There was never going to be another. Henry knew that within a day of being without her. No one could replace her. Ainsley got under his skin in a way that no woman ever would manage to do again. Maybe they were defenses being put up, maybe it was his fault for it. Henry didn’t care. If he were being honest with himself, which he decided was allowed after nearly an entire bottle of tequila on an empty stomach, he didn’t want to let anyone in again. It wasn’t because he was afraid of being hurt, of losing someone again. That sort of thing wasn’t his worry. Simply, Henry knew in the deepest parts of himself that she was tailor made to fit with him. She accepted the parts of him that were difficult, and challenged the parts that were underdeveloped; Ainsley kept him on his toes and made his mind bright; she encouraged him and supported him.
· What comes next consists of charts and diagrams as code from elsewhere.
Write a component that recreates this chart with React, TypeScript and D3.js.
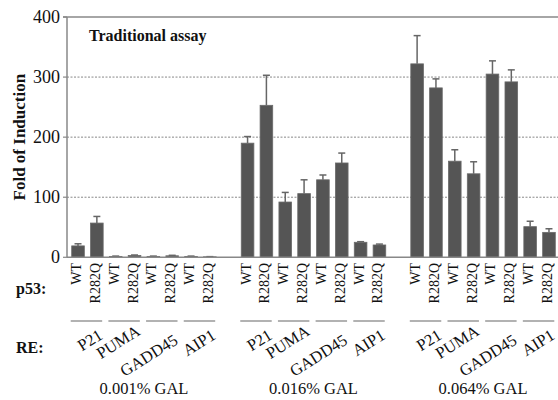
import React from "react";
import * as d3 from "d3";

// Galactose concentrations (one group of bars each)
const concentrations = ["0.001% GAL", "0.016% GAL", "0.064% GAL"];
// Response elements, each measured for two p53 variants
const elements = ["P21", "PUMA", "GADD45", "AIP1"];
const variants = ["WT", "R282Q"];

// Fold of induction per concentration, ordered element by element, WT then R282Q
const foldLow = [19, 57, 1.5, 3, 1.5, 2.5, 1.5, 0.8];
const foldMid = [190, 253, 92, 106, 129, 157, 25, 20.5];
const foldHigh = [322, 282, 160, 139, 305, 292, 51, 41.5];
// Standard deviations (upper whisker only)
const errLow = [3.5, 11, 0.5, 0.8, 0.5, 0.8, 0.5, 0.3];
const errMid = [11, 50, 16, 23, 8, 16.5, 1, 1.5];
const errHigh = [47, 15, 19, 20, 22, 20, 9, 6];

const yTicks = [0, 100, 200, 300, 400];

const W = 558;
const H = 400;
const FONT = "Liberation Serif, Tinos, Times New Roman, DejaVu Serif, serif";

const foldSets = [foldLow, foldMid, foldHigh];
const errSets = [errLow, errMid, errHigh];

type Bar = { key: string; group: number; idx: number; value: number; err: number };

const bars: Bar[] = [];
const slots: string[] = [];
concentrations.forEach((_, g) => {
  if (g > 0) slots.push(`gap${g}`);
  foldSets[g].forEach((v, i) => {
    const key = `${g}-${i}`;
    slots.push(key);
    bars.push({ key, group: g, idx: i, value: v, err: errSets[g][i] });
  });
});

export default function App() {
  const x = d3
    .scaleBand<string>()
    .domain(slots)
    .range([68.6, 558.4])
    .paddingInner(0.33)
    .paddingOuter(0.165);
  const y = d3.scaleLinear().domain([0, 400]).range([257.3, 17]);
  const bw = x.bandwidth();
  const cx = (k: string) => (x(k) as number) + bw / 2;
  const axisX = 67;

  return (
    <svg
      width={W}
      height={H}
      style={{ position: "absolute", left: 0, top: 0, background: "#fff", fontFamily: FONT }}
    >
      {/* grid lines */}
      {yTicks
        .filter((t) => t > 0 && t < 400)
        .map((t) => (
          <line
            key={`g${t}`}
            x1={axisX}
            x2={W}
            y1={y(t)}
            y2={y(t)}
            stroke="#888"
            strokeWidth={1}
            strokeDasharray="2,1.5"
          />
        ))}
      {/* top border */}
      <line x1={axisX - 4} x2={W} y1={y(400)} y2={y(400)} stroke="#888" strokeWidth={1.5} />
      {/* y axis */}
      <line x1={axisX} x2={axisX} y1={y(400)} y2={y(0)} stroke="#888" strokeWidth={1.5} />
      {yTicks.map((t) => (
        <g key={`t${t}`}>
          <line x1={axisX - 4} x2={axisX} y1={y(t)} y2={y(t)} stroke="#888" strokeWidth={1.2} />
          <text x={60} y={y(t) + 6} textAnchor="end" fontSize={18} fill="#111">
            {t}
          </text>
        </g>
      ))}
      <text
        transform={`translate(25,${(y(0) + y(400)) / 2}) rotate(-90)`}
        textAnchor="middle"
        fontSize={17}
        fontWeight="bold"
        fill="#111"
      >
        Fold of Induction
      </text>
      <text x={89} y={41} fontSize={16} fontWeight="bold" fill="#111">
        Traditional assay
      </text>

      {/* bars */}
      {bars.map((b) => (
        <rect
          key={b.key}
          x={x(b.key)}
          y={y(b.value)}
          width={bw}
          height={y(0) - y(b.value)}
          fill="#555"
          stroke="#6a6a6a"
          strokeWidth={0.8}
        />
      ))}
      {/* error bars */}
      {bars.map((b) => {
        const c = cx(b.key);
        const top = y(b.value + b.err);
        return (
          <g key={`e${b.key}`} stroke="#666" strokeWidth={1.5}>
            <line x1={c} x2={c} y1={y(b.value)} y2={top} />
            <line x1={c - 3.5} x2={c + 3.5} y1={top} y2={top} />
          </g>
        );
      })}
      {/* baseline */}
      <line x1={axisX} x2={W} y1={y(0)} y2={y(0)} stroke="#888" strokeWidth={1.5} />

      {/* p53 variant labels */}
      {bars.map((b) => (
        <text
          key={`v${b.key}`}
          transform={`translate(${cx(b.key) + 3},263) rotate(-90)`}
          textAnchor="end"
          fontSize={14}
          fill="#111"
        >
          {variants[b.idx % 2]}
        </text>
      ))}

      {/* response element separators and labels */}
      {concentrations.map((_, g) =>
        elements.map((el, e) => {
          const k0 = `${g}-${e * 2}`;
          const k1 = `${g}-${e * 2 + 1}`;
          const left = (x(k0) as number) - 1;
          const right = (x(k1) as number) + bw - 1;
          const dy = el === "GADD45" ? 343 : el === "PUMA" ? 334 : 338;
          return (
            <g key={`re${g}-${e}`}>
              <line x1={left} x2={right} y1={321} y2={321} stroke="#999" strokeWidth={1.5} />
              <text
                transform={`translate(${right + 1.5},${dy}) rotate(-32)`}
                textAnchor="end"
                fontSize={16.5}
                fill="#111"
              >
                {el}
              </text>
            </g>
          );
        })
      )}

      {/* concentration labels */}
      {concentrations.map((c, g) => {
        const mid = (cx(`${g}-0`) + cx(`${g}-7`)) / 2;
        return (
          <text key={c} x={mid} y={394} textAnchor="middle" fontSize={16.5} fill="#111">
            {c}
          </text>
        );
      })}

      <text x={16} y={293.5} fontSize={16} fontWeight="bold" fill="#111">
        p53:
      </text>
      <text x={16} y={353} fontSize={16} fontWeight="bold" fill="#111">
        RE:
      </text>
    </svg>
  );
}
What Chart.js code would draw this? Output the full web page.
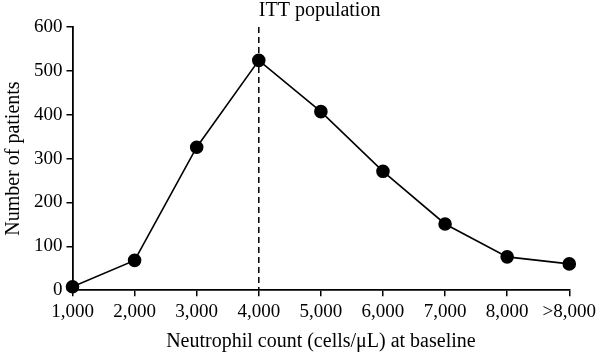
<!DOCTYPE html>
<html>
<head>
<meta charset="utf-8">
<script src="https://cdn.jsdelivr.net/npm/chart.js@4/dist/chart.umd.min.js"></script>
<style>
  html, body { margin: 0; padding: 0; background: #fff; }
  #wrap { width: 600px; height: 354px; }
</style>
</head>
<body>
<div id="wrap"><canvas id="c"></canvas></div>
<script>
const countLabels = ['1,000', '2,000', '3,000', '4,000', '5,000', '6,000', '7,000', '8,000', '>8,000']
const patients = [8, 68, 326, 524, 407, 271, 151, 76, 60]
const markerLabel = '4,000'
const markerText = 'ITT population'
const inkCokir = '#000000'
const serif = "'Liberation Serif', 'DejaVu Serif', serif"

const ittLine = {
  id: 'ittLine',
  afterDatasetsDraw(chart) {
    const { ctx, chartArea, scales } = chart
    const x = scales.x.getPixelForValue(countLabels.indexOf(markerLabel))
    ctx.save()
    ctx.strokeStyle = inkCokir
    ctx.lineWidth = 1.5
    ctx.setLineDash([6, 4])
    ctx.beginPath()
    ctx.moveTo(x, chartArea.top)
    ctx.lineTo(x, chartArea.bottom)
    ctx.stroke()
    ctx.setLineDash([])
    ctx.fillStyle = inkCokir
    ctx.font = '20px ' + serif
    ctx.textAlign = 'left'
    ctx.textBaseline = 'middle'
    ctx.fillText(markerText, x, 11)
    ctx.restore()
  }
}

const axisLook = (title) => ({
  grid: { display: true, drawOnChartArea: false, drawTicks: true, tickLength: 6, color: inkCokir, lineWidth: 1.5 },
  border: { display: true, color: inkCokir, width: 1.8 },
  title: { display: true, text: title, color: inkCokir, font: { family: serif, size: 20 }, padding: { top: 3, bottom: 0 } },
  ticks: { color: inkCokir, font: { family: serif, size: 19 }, padding: 4 }
})

const xAxis = axisLook('Neutrophil count (cells/μL) at baseline')
xAxis.offset = false
xAxis.ticks.maxRotation = 0
xAxis.ticks.autoSkip = false

const yAxis = axisLook('Number of patients')
yAxis.min = 0
yAxis.max = 600
yAxis.ticks.stepSize = 100
yAxis.title.padding = { top: 0, bottom: 4 }

new Chart(document.getElementById('c'), {
  type: 'line',
  data: {
    labels: countLabels,
    datasets: [{
      data: patients,
      borderColor: inkCokir,
      backgroundColor: inkCokir,
      borderWidth: 1.6,
      pointRadius: 6,
      pointHoverRadius: 6,
      tension: 0,
      clip: false
    }]
  },
  options: {
    responsive: true,
    maintainAspectRatio: false,
    animation: false,
    layout: { padding: { top: 27, right: 0, left: 2, bottom: 0 } },
    plugins: { legend: { display: false }, tooltip: { enabled: false } },
    scales: { x: xAxis, y: yAxis }
  },
  plugins: [ittLine]
})
</script>
</body>
</html>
No one would do that for him anymore, and he didn’t want anyone to try. He wondered whether he took that for granted – those things he couldn’t get from just any shag on any night. Had he treated her well? He didn’t realize how much she meant to him when she was here. Henry knew that.
He also knew she deserved someone more than him – and that’s why he had strived to better himself. It was because of Ainsley that he wanted to connect with his family, to rediscover passion in his life. He didn’t admit it to anyone but himself, but it wasn’t long after the first time he fucked her that he stopped taking other girls home. Even his body knew, his hormones, that Ainsley was different.
He went for another swig, but the bottle was empty. “Fuck,” he muttered and his voice crackled because it hadn’t been used all day. “Fuck, fuck, fuck.”
And just like that, the memories blinded him. The time she was drunk in her office and he stopped on by; the first time they shagged at some stuck-up wedding; the first time she brought him to her flat; shagging on the roof shortly after; taking her flying; thinking firstly of her after his surgery. All of it, rushing at him in one wave that made his stomach clench and his jaw quiver. It wasn’t fair. It wasn’t fair he should remember all of these things in their entirety.
He saw her writing and heard her voice; he felt her breath every place it ever passed across his skin and he could feel her body underneath his fingertips; he could taste her, smell her, remember how her lips felt by his ear.
His cheeks were warm and marked with tears and he wasn’t sure when they started, only that they wouldn’t stop. He slammed a fist against the tabletop, rattling the empty bottle there as a final drip sunk off its side, mocking him, making light of his tears, and he flung a hand against it until it shattered on the wall making an explosion of glass that bounced everywhere along the ground and he didn’t care that he walked across it and bits got stuck in his heel and between his toes because he wanted to feel it, he wanted to feel something except the overwhelming love that wouldn’t go away.
People who said it got easier with time were fucking liars, and Henry knew it. Dirty, filthy liars. One, two, three hundred and sixty five days later. Seven letters. One bottle of scotch. Endless memories still as bright as the first day they happened.